心肺蘇生の有効性と予想される結果について患者や家族に十分に説明し、理解と合意を得ることを前提とする。その上で、以下の原則に則り判断するとともに指示する。

  1. 患者が意思表示できる間に、蘇生に対する希望を確認し、それを尊重する。
  2. 患者の意思を確認できない場合で、家族が患者の意思を推定できる場合には、その推定意思を尊重し、患者にとっての最善の治療方針をとることを基本とする。
  3. 家族が患者の意思を推定できない場合には、患者にとって何が最善であるかについて家族と十分に話し合い、患者にとっての最善の治療方針をとることを基本とする。
  4. 家族がいない場合及び家族が判断を医療・ケアチームに委ねる場合には、患者にとっての最善の治療方針をとることを基本とする。

4.輸血拒否について

「宗教的輸血拒否に関するガイドライン(2008)」および「輸血拒否患者への対応指針」に基づいて対応する。

  1. 患者の意思を尊重し無輸血治療を貫く。その場合には、事前に「免責証明書」を取得する。
  2. 無輸血治療が難しいと判断した場合は転院を勧めるなど適切な対応を講じる。
    未成年者への対応については
    ① 15歳以上で自己決定能力がある場合には、たとえ親権者が輸血を拒否したとしても患者本人の同意書があれば輸血を実施する。患者が輸血を拒否した場合は前記の成人への対応の原則に則る。
    ② 自己決定能力のない幼少の患者への必要な輸血を親権者が拒否し、適切な対応が困難な場合には児童相談所への通告、相談などを行う。

5.終末期医療について

終末期医療については、厚労省の「終末期医療の決定プロセスに関するガイドライン(2007)」をはじめ学会、医師会を始め複数の団体からガイドラインなどが報告されておりこれらを参考とする。

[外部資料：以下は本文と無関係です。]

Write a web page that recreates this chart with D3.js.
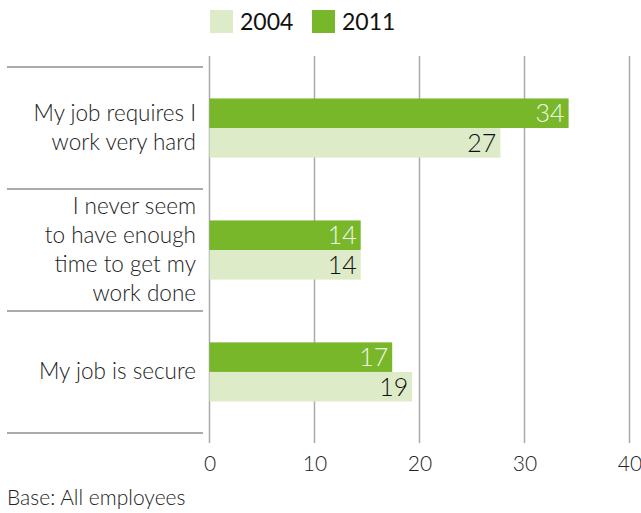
<!DOCTYPE html>
<html><head><meta charset="utf-8">
<script src="https://cdn.jsdelivr.net/npm/d3@7"></script>
<style>
body{margin:0;background:#fff;}
svg{display:block;font-family:Lato,"Open Sans",sans-serif;}
</style></head>
<body><svg id="c" width="641" height="513"></svg>
<script>
const categories = [
  ["My job requires I","work very hard"],
  ["I never seem","to have enough","time to get my","work done"],
  ["My job is secure"]
];
const series = ["2011","2004"];
const values2011 = [34.2, 14.4, 17.4];
const values2004 = [27.7, 14.4, 19.3];
const labels2011 = [34, 14, 17];
const labels2004 = [27, 14, 19];
const ticks = [0, 10, 20, 30, 40];
const legendOrder = ["2004","2011"];
const colors = {"2004":"#ddebc8","2011":"#78b72a"};

const svg = d3.select("#c");
const x = d3.scaleLinear().domain([0,40]).range([209.5,629.5]);
const y = d3.scaleBand().domain(d3.range(categories.length)).range([67,433]).paddingInner(0.515).paddingOuter(0.258);
const ys = d3.scaleBand().domain(series).range([0,y.bandwidth()]);

// gridlines
svg.append("g").selectAll("line").data(ticks).join("line")
  .attr("x1",d=>x(d)).attr("x2",d=>x(d)).attr("y1",56).attr("y2",443)
  .attr("stroke","#aaaaaa").attr("stroke-width",1.5);

// separators
const seps = [0,1,2,3].map(i=> i<3 ? y(i)-y.step()*y.paddingInner()/2 : y(2)+y.bandwidth()+y.step()*y.paddingInner()/2);
svg.append("g").selectAll("line").data(seps).join("line")
  .attr("x1",7).attr("x2",203).attr("y1",d=>d).attr("y2",d=>d)
  .attr("stroke","#aaaaaa").attr("stroke-width",2);

const data = categories.map((c,i)=>({i, v:{"2011":values2011[i],"2004":values2004[i]}, l:{"2011":labels2011[i],"2004":labels2004[i]}}));
const g = svg.append("g");
data.forEach(d=>{
  series.forEach(s=>{
    g.append("rect").attr("x",x(0)).attr("y",y(d.i)+ys(s))
      .attr("width",x(d.v[s])-x(0)).attr("height",ys.bandwidth())
      .attr("fill",colors[s]);
    g.append("text").attr("x",x(d.v[s])-4).attr("y",y(d.i)+ys(s)+ys.bandwidth()/2+9)
      .attr("text-anchor","end").attr("font-size",25).attr("font-weight",300)
      .attr("fill", s==="2011" ? "#f2f7ea" : "#111").text(d.l[s]);
  });
});

// category labels
categories.forEach((lines,i)=>{
  const cy = y(i)+y.bandwidth()/2;
  const lh = 28.8;
  const t = svg.append("text").attr("text-anchor","end").attr("font-size",22.5).attr("font-weight",300).attr("fill","#222");
  lines.forEach((ln,j)=>{
    t.append("tspan").attr("x",196).attr("y",cy+(j-(lines.length-1)/2)*lh+7.5).text(ln);
  });
});

// axis tick labels
const ax = svg.append("g").attr("transform","translate(0,444)")
  .call(d3.axisBottom(x).tickValues(ticks).tickSize(0).tickPadding(12));
ax.select(".domain").remove();
ax.selectAll("text").attr("font-size",21).attr("font-weight",300).attr("fill","#222").attr("font-family","Lato,'Open Sans',sans-serif");

// footnote
svg.append("text").attr("x",7).attr("y",505).attr("font-size",21).attr("font-weight",300).attr("fill","#222").text("Base: All employees");

// legend
const lx = [210, 312];
legendOrder.forEach((s,i)=>{
  svg.append("rect").attr("x",lx[i]).attr("y",10).attr("width",23).attr("height",23).attr("fill",colors[s]);
  svg.append("text").attr("x",lx[i]+30).attr("y",30).attr("font-size",23).attr("font-weight",400).attr("fill","#111").text(s);
});
</script></body></html>
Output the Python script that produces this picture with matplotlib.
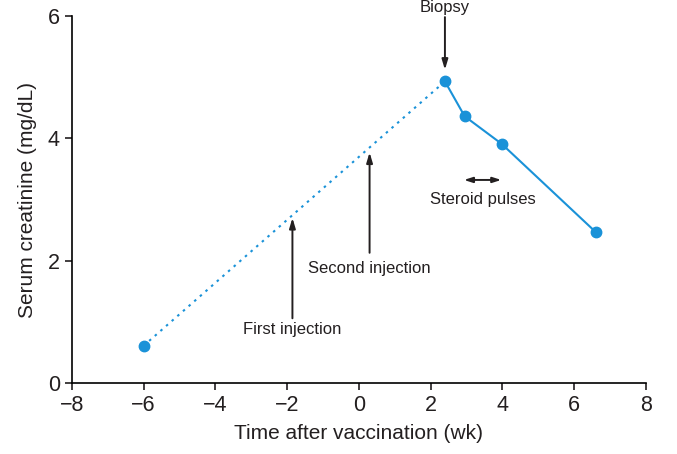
import matplotlib
matplotlib.use("Agg")
import matplotlib.pyplot as plt

plt.rcParams['font.family'] = ['Liberation Sans', 'DejaVu Sans']

# Data
pre_x = [-6, 2.4]
pre_y = [0.61, 4.93]
post_x = [2.4, 2.95, 3.98, 6.6]
post_y = [4.93, 4.36, 3.91, 2.47]
xticks = [-8, -6, -4, -2, 0, 2, 4, 6, 8]
yticks = [0, 2, 4, 6]

blue = '#1a92d8'
dark = '#231f20'

fig = plt.figure(figsize=(6.77, 4.54), dpi=100)
ax = fig.add_axes([0.106, 0.156, 0.848, 0.809])

ax.plot(pre_x, pre_y, color=blue, lw=1.5, ls=(0, (1.2, 2.4)))
ax.plot(post_x, post_y, color=blue, lw=1.5)
ax.plot([pre_x[0]] + post_x, [pre_y[0]] + post_y, ls='none', marker='o',
        ms=7.5, color=blue, mec=blue)

ax.set_xlim(-8, 8)
ax.set_ylim(0, 6)
ax.set_xticks(xticks)
ax.set_yticks(yticks)
ax.set_xticklabels([str(t).replace('-', '\u2212') for t in xticks])
ax.set_yticklabels([str(t) for t in yticks])
for s in ['top', 'right']:
    ax.spines[s].set_visible(False)
for s in ['left', 'bottom']:
    ax.spines[s].set_linewidth(1.2)
ax.tick_params(direction='out', length=5, width=1.2, labelsize=15.5, colors=dark)
ax.set_xlabel('Time after vaccination (wk)', fontsize=15, color=dark, labelpad=6)
ax.set_ylabel('Serum creatinine (mg/dL)', fontsize=15, color=dark, labelpad=8)

arrow_kw = dict(arrowstyle='-|>,head_length=0.6,head_width=0.18', color=dark, lw=1.4,
                shrinkA=0, shrinkB=0)
fs = 12
# First injection
ax.annotate('', xy=(-1.85, 2.70), xytext=(-1.85, 1.06), arrowprops=arrow_kw)
ax.text(-1.85, 0.87, 'First injection', ha='center', va='center', fontsize=fs, color=dark)
# Second injection
ax.annotate('', xy=(0.3, 3.77), xytext=(0.3, 2.13), arrowprops=arrow_kw)
ax.text(0.3, 1.87, 'Second injection', ha='center', va='center', fontsize=fs, color=dark)
# Biopsy
ax.annotate('', xy=(2.4, 5.12), xytext=(2.4, 5.98), arrowprops=arrow_kw, annotation_clip=False)
ax.text(2.4, 6.13, 'Biopsy', ha='center', va='center', fontsize=fs, color=dark, clip_on=False)
# Steroid pulses
ax.annotate('', xy=(3.97, 3.32), xytext=(2.93, 3.32),
            arrowprops=dict(arrowstyle='<|-|>,head_length=0.5,head_width=0.16', color=dark, lw=1.4,
                            shrinkA=0, shrinkB=0))
ax.text(3.45, 3.0, 'Steroid pulses', ha='center', va='center', fontsize=fs, color=dark)

fig.savefig('out.png', dpi=100)
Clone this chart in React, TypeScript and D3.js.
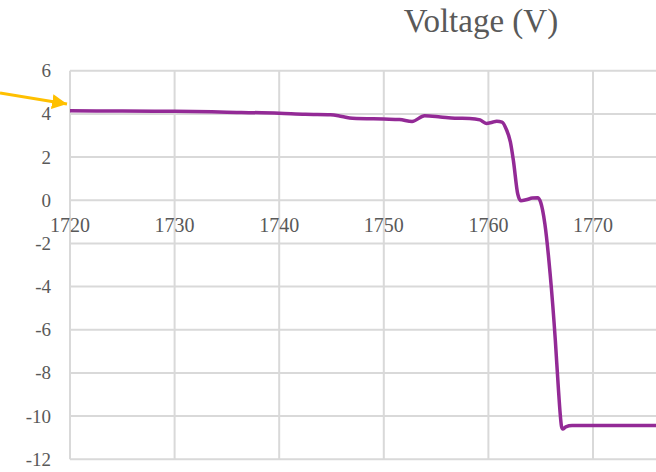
import React from "react";
import * as d3 from "d3";

const years = [1720, 1725, 1730, 1735, 1740, 1742.5, 1744.9, 1746, 1747, 1750, 1751.5, 1752.7, 1753.9, 1755.4, 1756.8, 1758.2, 1759.2, 1759.8, 1760.3, 1760.8, 1761.3, 1761.7, 1762.1, 1762.4, 1762.8, 1763.1, 1763.6, 1764.2, 1764.7, 1765.0, 1765.4, 1765.9, 1766.4, 1766.7, 1767.0, 1767.1, 1767.4, 1768.0, 1770, 1772, 1774, 1776.5];
const voltage = [4.14, 4.13, 4.12, 4.08, 4.03, 3.98, 3.96, 3.88, 3.8, 3.76, 3.74, 3.65, 3.91, 3.86, 3.8, 3.79, 3.72, 3.56, 3.6, 3.66, 3.62, 3.3, 2.7, 1.8, 0.3, -0.02, 0.02, 0.1, 0.12, -0.1, -1.1, -3.4, -6.5, -8.8, -10.5, -10.6, -10.5, -10.44, -10.44, -10.44, -10.44, -10.44];

const xTicks = [1720, 1730, 1740, 1750, 1760, 1770];
const yTicks = [-12, -10, -8, -6, -4, -2, 0, 2, 4, 6];
const title = "Voltage (V)";

export default function App() {
  const W = 656;
  const H = 472;
  const x = d3.scaleLinear().domain([1720, 1780]).range([70, 70 + 60 * 10.46]);
  const y = d3.scaleLinear().domain([-12, 6]).range([459.3, 70.7]);
  const data = years.map((yr, i) => [yr, voltage[i]] as [number, number]);
  const line = d3
    .line<[number, number]>()
    .x((d) => x(d[0]))
    .y((d) => y(d[1]))
    .curve(d3.curveMonotoneX);
  const grid = "#d9d9d9";
  const txt = "#595959";
  const font = "'Liberation Serif', 'Times New Roman', serif";
  return (
    <svg
      width={W}
      height={H}
      style={{ position: "absolute", left: 0, top: 0, background: "#fff" }}
    >
      <text x={481} y={32} textAnchor="middle" fontFamily={font} fontSize={33} fill={txt}>
        {title}
      </text>
      {yTicks.map((t) => (
        <line key={"h" + t} x1={x(1720)} x2={W} y1={y(t)} y2={y(t)} stroke={grid} strokeWidth={2} />
      ))}
      {xTicks.map((t) => (
        <line key={"v" + t} x1={x(t)} x2={x(t)} y1={y(6)} y2={y(-12)} stroke={grid} strokeWidth={2} />
      ))}
      {yTicks.map((t) => (
        <text
          key={"yl" + t}
          x={51}
          y={y(t)}
          textAnchor="end"
          dominantBaseline="central"
          fontFamily={font}
          fontSize={19}
          fill={txt}
        >
          {t < 0 ? "-" + Math.abs(t) : String(t)}
        </text>
      ))}
      {xTicks.map((t) => (
        <text
          key={"xl" + t}
          x={x(t)}
          y={232}
          textAnchor="middle"
          fontFamily={font}
          fontSize={20}
          fill={txt}
        >
          {t}
        </text>
      ))}
      <path d={line(data) || ""} fill="none" stroke="#932A96" strokeWidth={3.5} strokeLinejoin="round" />
      <defs>
        <marker id="ah" viewBox="0 0 10 10" refX={10} refY={5} markerWidth={5} markerHeight={5} orient="auto" markerUnits="strokeWidth">
          <path d="M0,0 L10,5 L0,10 z" fill="#FFC000" />
        </marker>
      </defs>
      <line x1={0} y1={93} x2={67} y2={104} stroke="#FFC000" strokeWidth={3} markerEnd="url(#ah)" />
    </svg>
  );
}
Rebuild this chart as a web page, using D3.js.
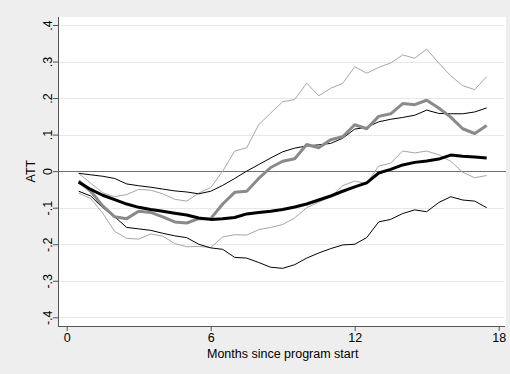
<!DOCTYPE html>
<html>
<head>
<meta charset="utf-8">
<script src="https://cdn.jsdelivr.net/npm/d3@7"></script>
<style>
  body { margin: 0; background: #eeeeee; }
  text { font-family: "Liberation Sans", Arial, sans-serif; fill: #000; }
</style>
</head>
<body>
<div id="chart"></div>
<script>
// months since start (x values shared by every series)
const months = [0.5, 1, 1.5, 2, 2.5, 3, 3.5, 4, 4.5, 5, 5.5, 6, 6.5, 7, 7.5, 8, 8.5, 9,
  9.5, 10, 10.5, 11, 11.5, 12, 12.5, 13, 13.5, 14, 14.5, 15, 15.5, 16, 16.5, 17, 17.5];

// ATT estimate (thick black) and its band (thin black)
const attA = [-0.03, -0.05, -0.066, -0.078, -0.09, -0.099, -0.105, -0.11, -0.115, -0.12, -0.128, -0.132,
  -0.13, -0.127, -0.117, -0.113, -0.11, -0.105, -0.098, -0.09, -0.079, -0.068, -0.055, -0.043,
  -0.032, -0.005, 0.005, 0.017, 0.024, 0.028, 0.033, 0.044, 0.041, 0.039, 0.036];
const upperA = [-0.006, -0.01, -0.014, -0.02, -0.035, -0.04, -0.044, -0.049, -0.054, -0.057, -0.062, -0.055,
  -0.039, -0.02, 0.0, 0.018, 0.036, 0.053, 0.063, 0.069, 0.072, 0.076, 0.09, 0.115,
  0.12, 0.135, 0.142, 0.147, 0.153, 0.167, 0.158, 0.157, 0.157, 0.162, 0.173];
const lowerA = [-0.055, -0.068, -0.1, -0.125, -0.154, -0.158, -0.162, -0.17, -0.177, -0.182, -0.2, -0.21,
  -0.214, -0.236, -0.238, -0.25, -0.263, -0.266, -0.256, -0.238, -0.224, -0.212, -0.202, -0.2,
  -0.182, -0.139, -0.132, -0.116, -0.106, -0.111, -0.086, -0.07, -0.079, -0.082, -0.1];

// second ATT estimate (thick gray) and its band (thin gray)
const attB = [-0.027, -0.055, -0.095, -0.125, -0.13, -0.11, -0.113, -0.125, -0.139, -0.142, -0.13, -0.13,
  -0.09, -0.058, -0.055, -0.02, 0.01, 0.027, 0.034, 0.073, 0.064, 0.086, 0.094, 0.127,
  0.116, 0.15, 0.157, 0.185, 0.182, 0.194, 0.173, 0.148, 0.116, 0.103, 0.125];
const upperB = [-0.006, -0.033, -0.059, -0.07, -0.064, -0.05, -0.052, -0.062, -0.077, -0.082, -0.06, -0.045,
  0.0, 0.055, 0.064, 0.127, 0.159, 0.19, 0.196, 0.241, 0.206, 0.227, 0.24, 0.286,
  0.268, 0.284, 0.296, 0.318, 0.309, 0.334, 0.296, 0.261, 0.234, 0.223, 0.259];
const lowerB = [-0.06, -0.075, -0.115, -0.165, -0.184, -0.186, -0.172, -0.178, -0.198, -0.207, -0.206, -0.209,
  -0.18, -0.174, -0.175, -0.16, -0.154, -0.146, -0.128, -0.1, -0.085, -0.07, -0.04, -0.027,
  -0.034, 0.014, 0.022, 0.055, 0.05, 0.055, 0.045, 0.027, -0.003, -0.018, -0.012];

const xTicks = [0, 6, 12, 18];
const yTicks = [-0.4, -0.3, -0.2, -0.1, 0, 0.1, 0.2, 0.3, 0.4];
const yTickLabels = ["-.4", "-.3", "-.2", "-.1", "0", ".1", ".2", ".3", ".4"];

const W = 510, H = 374;
const plot = { left: 58, top: 17, right: 506, bottom: 326 };

const svg = d3.select("#chart").append("svg")
  .attr("width", W)
  .attr("height", H);

svg.append("rect")
  .attr("width", W).attr("height", H)
  .attr("fill", "#eeeeee");

svg.append("rect")
  .attr("x", plot.left).attr("y", plot.top)
  .attr("width", plot.right - plot.left)
  .attr("height", plot.bottom - plot.top)
  .attr("fill", "#fff");

const x = d3.scaleLinear().domain([0, 18]).range([66.7, 498.7]);
const y = d3.scaleLinear().domain([-0.4, 0.4]).range([317.3, 25]);

// gridlines
svg.append("g")
  .selectAll("line")
  .data(yTicks.filter(d => d !== 0))
  .enter().append("line")
  .attr("x1", plot.left).attr("x2", plot.right - 2)
  .attr("y1", d => Math.round(y(d)) + 0.5)
  .attr("y2", d => Math.round(y(d)) + 0.5)
  .attr("stroke", "#e8e8e8")
  .attr("stroke-width", 1);

// reference line at zero
svg.append("line")
  .attr("x1", plot.left).attr("x2", plot.right)
  .attr("y1", Math.round(y(0)) + 0.5).attr("y2", Math.round(y(0)) + 0.5)
  .attr("stroke", "#707070")
  .attr("stroke-width", 1);

// series
const line = d3.line()
  .x((d, i) => x(months[i]))
  .y(d => y(d));

const series = [
  { values: upperB, color: "#a6a6a6", width: 1 },
  { values: lowerB, color: "#a6a6a6", width: 1 },
  { values: upperA, color: "#000", width: 1 },
  { values: lowerA, color: "#000", width: 1 },
  { values: attB, color: "#8a8a8a", width: 3 },
  { values: attA, color: "#000", width: 3 }
];

svg.append("g")
  .selectAll("path")
  .data(series)
  .enter().append("path")
  .attr("d", d => line(d.values))
  .attr("fill", "none")
  .attr("stroke", d => d.color)
  .attr("stroke-width", d => d.width)
  .attr("stroke-linejoin", "round");

// axes
const yAxis = svg.append("g")
  .attr("transform", `translate(${plot.left},0)`)
  .call(d3.axisLeft(y)
    .tickValues(yTicks)
    .tickSize(5)
    .tickPadding(2)
    .tickFormat((d, i) => yTickLabels[i]));
yAxis.select(".domain").remove();
yAxis.selectAll(".tick line").attr("stroke", "#555");
yAxis.selectAll(".tick text")
  .attr("x", null).attr("dy", null)
  .attr("transform", "translate(-6,0) rotate(-90)")
  .attr("text-anchor", "middle")
  .style("font-size", "12.5px");

const xAxis = svg.append("g")
  .attr("transform", `translate(0,${plot.bottom})`)
  .call(d3.axisBottom(x)
    .tickValues(xTicks)
    .tickSize(5)
    .tickPadding(2)
    .tickFormat(d3.format("d")));
xAxis.select(".domain").remove();
xAxis.selectAll(".tick line").attr("stroke", "#555");
xAxis.selectAll(".tick text").style("font-size", "12.5px");

svg.append("line")
  .attr("x1", plot.left + 0.5).attr("x2", plot.left + 0.5)
  .attr("y1", plot.top).attr("y2", plot.bottom)
  .attr("stroke", "#555");
svg.append("line")
  .attr("x1", plot.left).attr("x2", plot.right - 1)
  .attr("y1", plot.bottom + 0.5).attr("y2", plot.bottom + 0.5)
  .attr("stroke", "#555");

// axis titles
svg.append("text")
  .attr("transform", `translate(35,${y(0)}) rotate(-90)`)
  .attr("text-anchor", "middle")
  .style("font-size", "12.5px")
  .text("ATT");

svg.append("text")
  .attr("x", (x(0) + x(18)) / 2)
  .attr("y", 358)
  .attr("text-anchor", "middle")
  .style("font-size", "12.5px")
  .text("Months since program start");
</script>
</body>
</html>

終末期の定義として全日本病院協会の「終末期医療に関するガイドライン」(平成21年5月)には以下の三つの条件を満たす場合を言う、としている。

1) 医師が客観的な情報を基に治療により病気の回復が期待できないと判断すること
2) 患者が意識や判断力を失った場合を除き、患者・家族・医師・看護師等の関係者が納得すること
3) 患者・家族・医師・看護師等の関係者が死を予測し対応を考えること

しかしながら「終末期の定義」について明確に提示していないガイドラインも多い。

以下の3点を基本原則とする

  1. 医師等の医療従事者から適切な情報の提供と説明がなされ、それに基づいて患者が医療従事者と話し合いを行い、患者本人による決定を基本としたうえで、終末期医療を進めることが最も重要な原則である。
  2. 終末期医療における医療行為の開始・不開始、医療内容の変更、医療行為の中止等は、多専門職種の医療従事者から構成される医療・ケアチームによって、医学的妥当性と適切性を基に慎重に判断すべきである。
  3. 医療・ケアチームにより可能な限り疼痛やその他の不快な症状を十分に緩和し、患者・家族の精神的・社会的な援助も含めた総合的な医療及びケアを行うことが必要である。

6.検査・治療・入退院の拒否、指示不履行について

医療行為によって生ずる負担と利益の説明に努め、その上で望まない医療行為を患者が拒否できる権利を認める。ただし、感染症法などに基づき、医療行為の拒否は制限される場合があることに注意する。

7.学会、研究会などでの発表、報告に際しての倫理的な規定について

学会、研究会などで患者の事例報告、症例報告を行う場合に守るべき倫理規定を定める。

「対象となるひとの生命や健康そしてプライバシーを守る。その人の意思を尊重し同意を前提に権利が擁護されるように努める」
具体的には、① 個人の特定ができないようにする ② 個人の症例をあつかう場合は患者本人(ないしは家族)の同意を得る ③ イニシャル表記はせずAさん、Bさんなどと表記する ④ 実年齢は記載しない たとえば70代前半など ⑤ パワーポイントなどに患者の顔が出ている場合は「患者の同意をえている」などと必ず表記する。

(以上、2015年度大阪民医連学術運動交流集会演題募集要項を参照した)

8.さいごに

上記に記した内容はあくまで原則であり臨床現場での実際のケースではその判断に難渋する場合もあり得る。いずれのケースでも「一人で決めない 一度で決めない」ことが重要であり、倫理カンファレンスの実施、倫理委員会の召集などを行い多職種での検討が望ましいことを記す。